## INFORMATION SUPPLIED
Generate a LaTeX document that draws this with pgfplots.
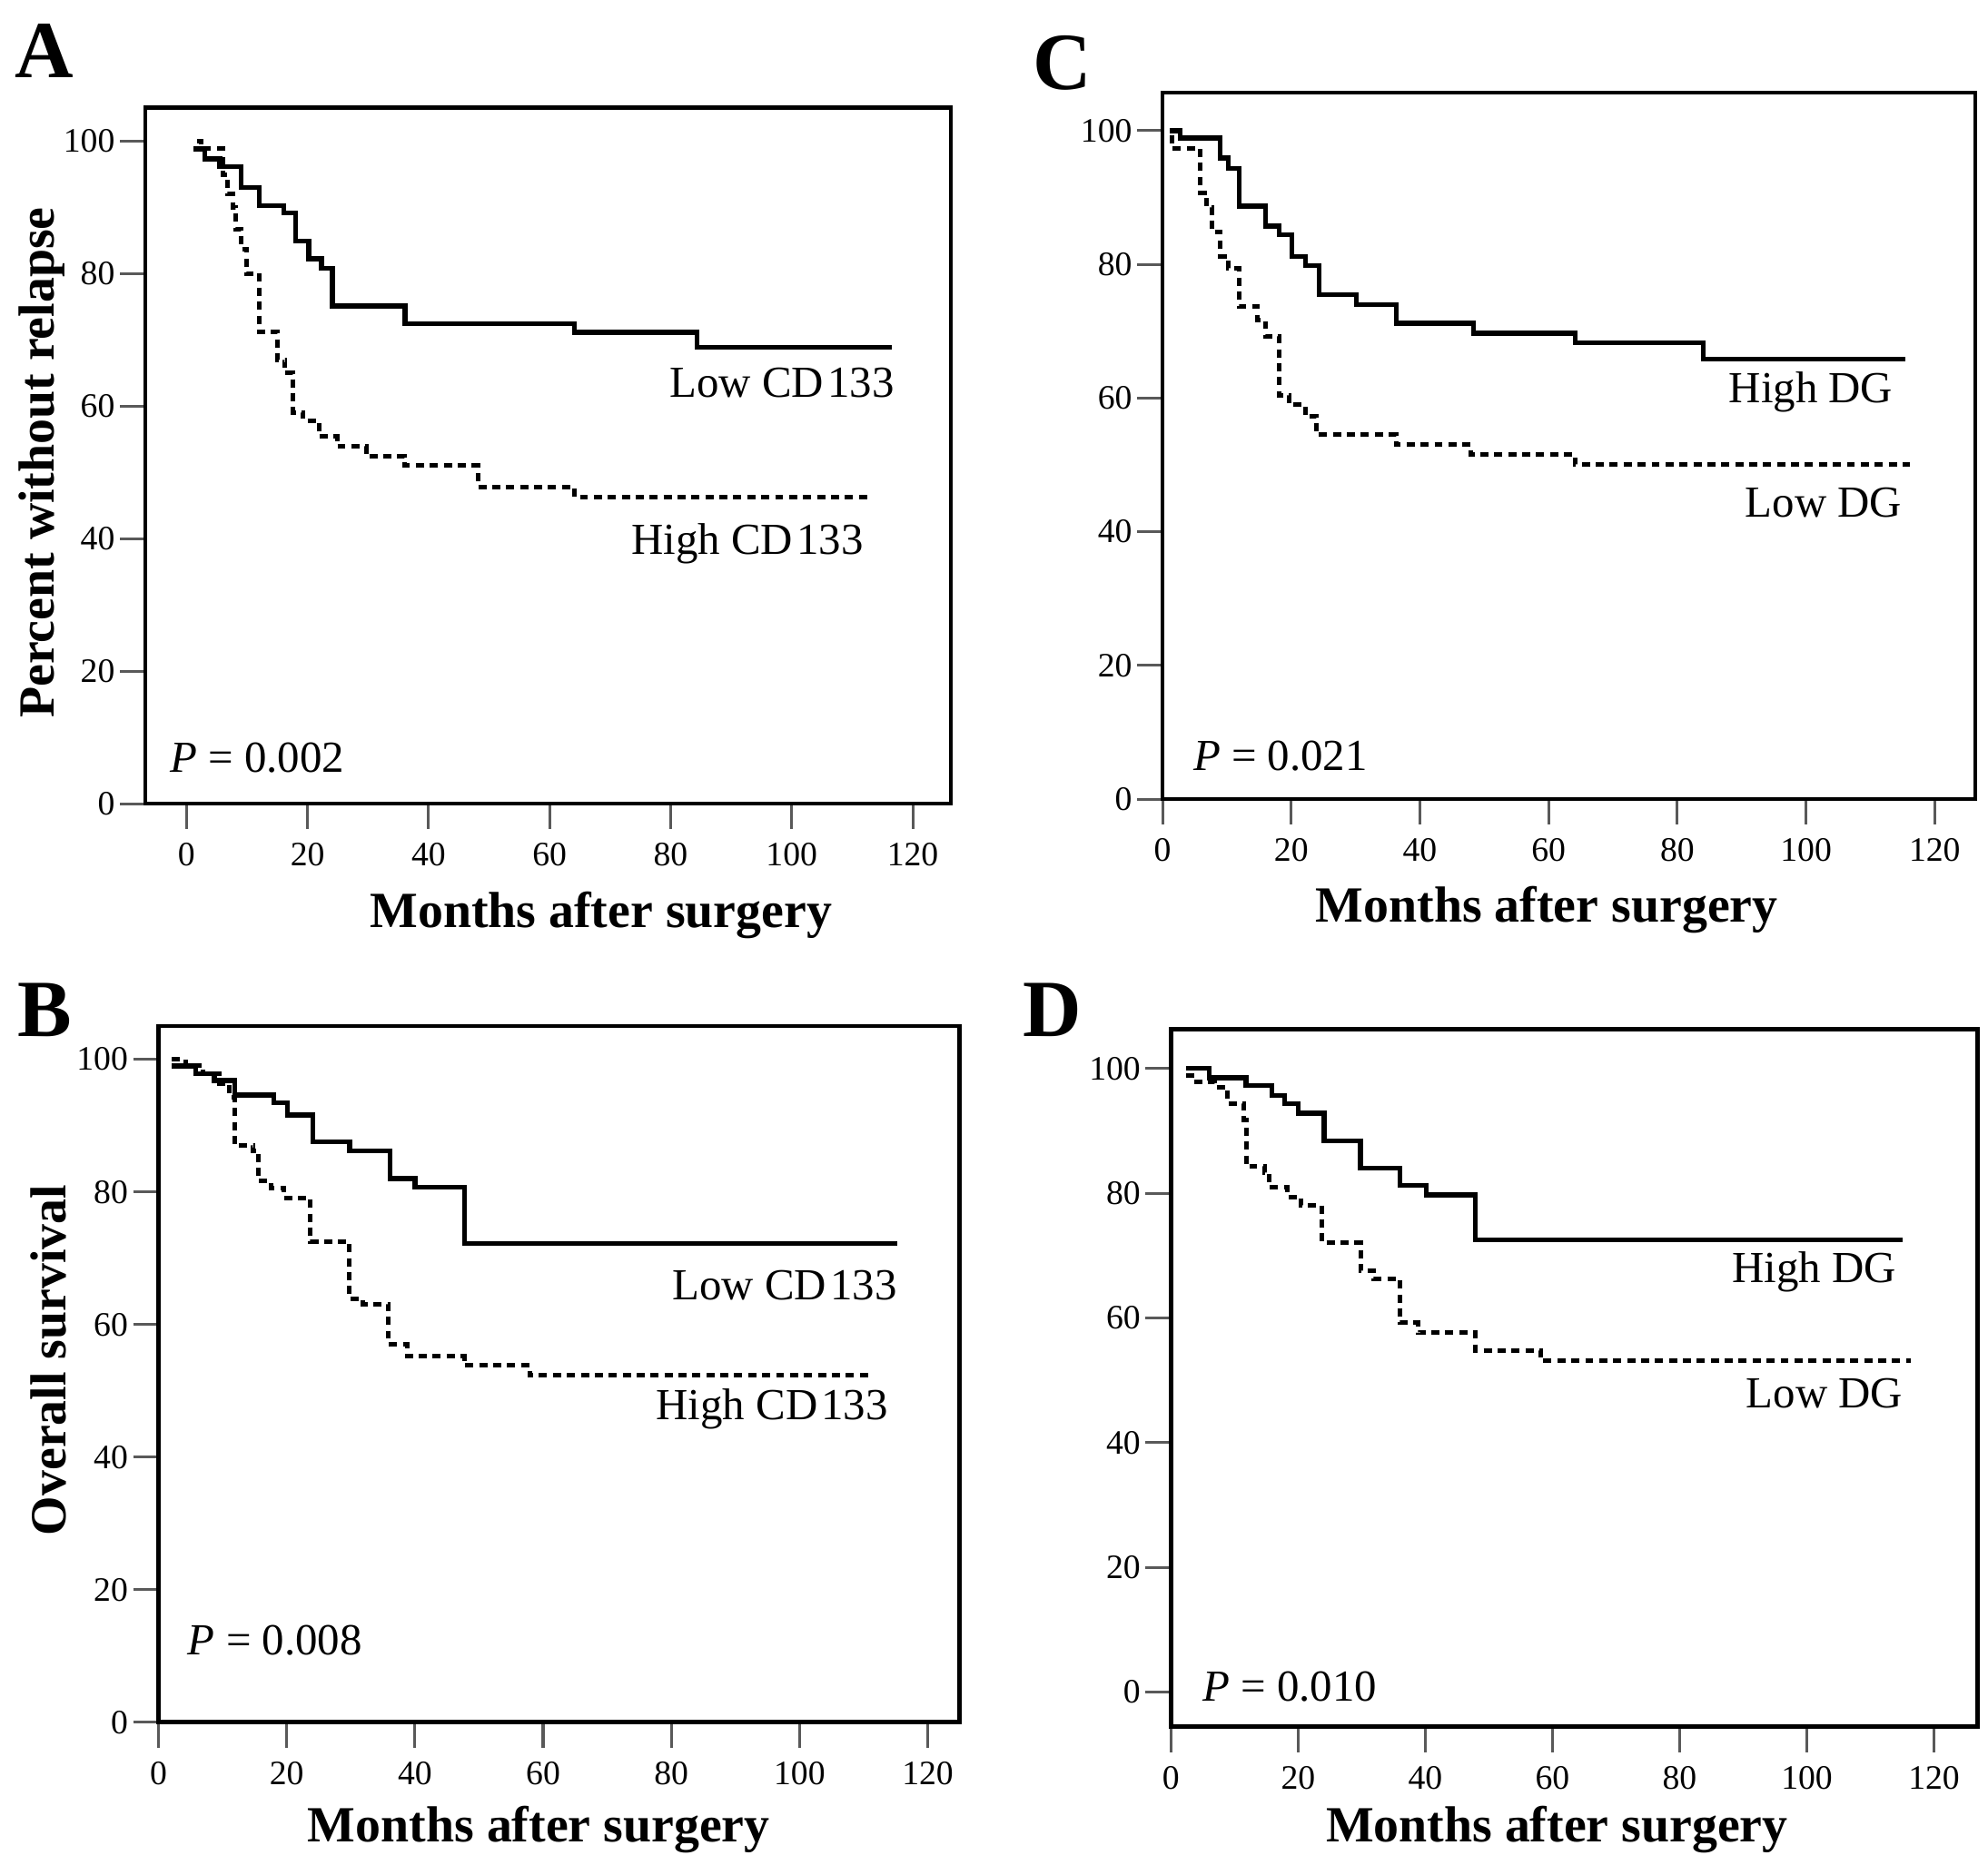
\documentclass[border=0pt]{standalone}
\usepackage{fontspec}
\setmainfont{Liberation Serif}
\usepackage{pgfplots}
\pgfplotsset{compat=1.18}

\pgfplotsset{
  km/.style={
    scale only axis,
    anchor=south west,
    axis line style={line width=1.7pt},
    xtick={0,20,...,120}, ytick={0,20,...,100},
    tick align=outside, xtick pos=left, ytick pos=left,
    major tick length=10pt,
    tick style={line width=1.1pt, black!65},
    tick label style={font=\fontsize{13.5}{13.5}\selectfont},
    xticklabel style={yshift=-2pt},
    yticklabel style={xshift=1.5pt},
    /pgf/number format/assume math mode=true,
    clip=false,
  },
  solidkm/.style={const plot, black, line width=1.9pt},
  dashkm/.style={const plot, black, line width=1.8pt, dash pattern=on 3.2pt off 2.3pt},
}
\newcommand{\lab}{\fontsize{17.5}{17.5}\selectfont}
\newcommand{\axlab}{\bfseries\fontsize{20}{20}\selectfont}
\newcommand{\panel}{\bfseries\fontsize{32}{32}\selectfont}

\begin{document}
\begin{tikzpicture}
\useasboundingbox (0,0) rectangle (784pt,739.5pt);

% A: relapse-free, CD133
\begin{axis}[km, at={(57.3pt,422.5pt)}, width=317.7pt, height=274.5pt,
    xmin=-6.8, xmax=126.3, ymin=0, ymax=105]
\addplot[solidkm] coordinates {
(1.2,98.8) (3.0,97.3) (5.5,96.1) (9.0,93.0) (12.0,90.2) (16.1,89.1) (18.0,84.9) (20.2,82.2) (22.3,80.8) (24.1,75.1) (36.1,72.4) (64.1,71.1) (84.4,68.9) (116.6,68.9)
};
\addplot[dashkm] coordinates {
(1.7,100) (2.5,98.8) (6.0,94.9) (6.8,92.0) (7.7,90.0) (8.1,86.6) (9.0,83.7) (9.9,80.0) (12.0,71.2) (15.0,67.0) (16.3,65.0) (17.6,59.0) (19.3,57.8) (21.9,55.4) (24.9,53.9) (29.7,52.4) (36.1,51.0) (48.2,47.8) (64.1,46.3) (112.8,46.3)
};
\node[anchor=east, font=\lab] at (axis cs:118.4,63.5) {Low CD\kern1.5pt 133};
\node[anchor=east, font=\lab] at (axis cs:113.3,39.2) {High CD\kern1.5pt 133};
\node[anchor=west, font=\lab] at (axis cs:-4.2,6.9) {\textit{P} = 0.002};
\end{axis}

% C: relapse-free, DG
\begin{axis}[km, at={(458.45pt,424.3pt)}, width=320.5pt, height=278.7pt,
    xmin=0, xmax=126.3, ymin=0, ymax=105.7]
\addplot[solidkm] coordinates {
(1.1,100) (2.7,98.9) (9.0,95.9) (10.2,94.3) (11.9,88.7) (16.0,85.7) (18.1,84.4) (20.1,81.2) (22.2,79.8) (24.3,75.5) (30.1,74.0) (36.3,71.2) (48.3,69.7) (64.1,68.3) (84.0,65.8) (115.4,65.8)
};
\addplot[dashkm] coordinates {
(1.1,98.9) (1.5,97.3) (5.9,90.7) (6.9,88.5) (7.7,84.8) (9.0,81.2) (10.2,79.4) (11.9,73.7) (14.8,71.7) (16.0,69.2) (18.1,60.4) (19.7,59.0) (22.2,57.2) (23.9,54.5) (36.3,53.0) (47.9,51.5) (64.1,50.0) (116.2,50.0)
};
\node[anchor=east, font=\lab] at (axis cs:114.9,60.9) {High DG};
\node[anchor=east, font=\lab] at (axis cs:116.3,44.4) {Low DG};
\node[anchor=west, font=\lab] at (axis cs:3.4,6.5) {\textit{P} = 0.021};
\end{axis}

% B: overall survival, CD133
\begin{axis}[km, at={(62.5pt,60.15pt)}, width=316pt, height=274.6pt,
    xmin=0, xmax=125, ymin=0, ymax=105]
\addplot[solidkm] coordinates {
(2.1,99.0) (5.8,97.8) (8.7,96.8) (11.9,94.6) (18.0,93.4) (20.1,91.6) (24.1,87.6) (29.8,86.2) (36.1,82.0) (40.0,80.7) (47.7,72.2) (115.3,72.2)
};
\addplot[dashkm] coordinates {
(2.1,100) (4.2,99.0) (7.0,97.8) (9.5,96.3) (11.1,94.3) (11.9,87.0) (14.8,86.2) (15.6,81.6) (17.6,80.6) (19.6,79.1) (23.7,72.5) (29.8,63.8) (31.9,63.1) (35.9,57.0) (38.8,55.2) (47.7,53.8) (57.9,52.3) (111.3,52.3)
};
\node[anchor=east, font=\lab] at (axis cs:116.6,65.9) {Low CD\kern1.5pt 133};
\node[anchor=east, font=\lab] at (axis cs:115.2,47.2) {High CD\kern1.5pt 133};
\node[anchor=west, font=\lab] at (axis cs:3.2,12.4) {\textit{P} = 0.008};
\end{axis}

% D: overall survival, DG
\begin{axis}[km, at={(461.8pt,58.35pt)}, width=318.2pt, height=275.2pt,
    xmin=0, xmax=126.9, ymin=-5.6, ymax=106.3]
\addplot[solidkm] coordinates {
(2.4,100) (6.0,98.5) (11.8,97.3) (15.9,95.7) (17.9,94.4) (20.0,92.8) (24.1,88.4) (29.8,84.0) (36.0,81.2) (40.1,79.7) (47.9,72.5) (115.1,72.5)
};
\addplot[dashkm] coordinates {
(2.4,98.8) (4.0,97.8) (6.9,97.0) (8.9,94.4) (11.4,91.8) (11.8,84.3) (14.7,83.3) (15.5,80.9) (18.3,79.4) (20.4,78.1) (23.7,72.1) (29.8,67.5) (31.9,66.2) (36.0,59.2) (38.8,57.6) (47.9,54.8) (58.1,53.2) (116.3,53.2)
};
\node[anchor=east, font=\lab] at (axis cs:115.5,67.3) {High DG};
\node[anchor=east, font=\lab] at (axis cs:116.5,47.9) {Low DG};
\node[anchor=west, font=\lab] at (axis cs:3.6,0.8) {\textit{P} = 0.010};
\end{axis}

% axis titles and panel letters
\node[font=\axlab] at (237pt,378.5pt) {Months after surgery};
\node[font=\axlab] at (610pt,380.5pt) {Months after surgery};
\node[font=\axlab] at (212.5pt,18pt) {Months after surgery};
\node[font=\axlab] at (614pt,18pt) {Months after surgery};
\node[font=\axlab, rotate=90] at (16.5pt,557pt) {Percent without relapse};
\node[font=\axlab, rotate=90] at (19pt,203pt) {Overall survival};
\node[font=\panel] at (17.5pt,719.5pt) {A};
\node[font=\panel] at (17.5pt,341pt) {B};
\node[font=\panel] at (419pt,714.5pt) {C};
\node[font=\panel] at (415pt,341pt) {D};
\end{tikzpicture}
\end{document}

## WHAT YOU SHOULD DO
Repeat the listing above from its first line through the line that contains "(0,0) rectangle (784pt,739.5pt);", both included, and nothing more. Drop the pictures.

## RESULT
Generate a LaTeX document that draws this with pgfplots.
\documentclass[border=0pt]{standalone}
\usepackage{fontspec}
\setmainfont{Liberation Serif}
\usepackage{pgfplots}
\pgfplotsset{compat=1.18}

\pgfplotsset{
  km/.style={
    scale only axis,
    anchor=south west,
    axis line style={line width=1.7pt},
    xtick={0,20,...,120}, ytick={0,20,...,100},
    tick align=outside, xtick pos=left, ytick pos=left,
    major tick length=10pt,
    tick style={line width=1.1pt, black!65},
    tick label style={font=\fontsize{13.5}{13.5}\selectfont},
    xticklabel style={yshift=-2pt},
    yticklabel style={xshift=1.5pt},
    /pgf/number format/assume math mode=true,
    clip=false,
  },
  solidkm/.style={const plot, black, line width=1.9pt},
  dashkm/.style={const plot, black, line width=1.8pt, dash pattern=on 3.2pt off 2.3pt},
}
\newcommand{\lab}{\fontsize{17.5}{17.5}\selectfont}
\newcommand{\axlab}{\bfseries\fontsize{20}{20}\selectfont}
\newcommand{\panel}{\bfseries\fontsize{32}{32}\selectfont}

\begin{document}
\begin{tikzpicture}
\useasboundingbox (0,0) rectangle (784pt,739.5pt);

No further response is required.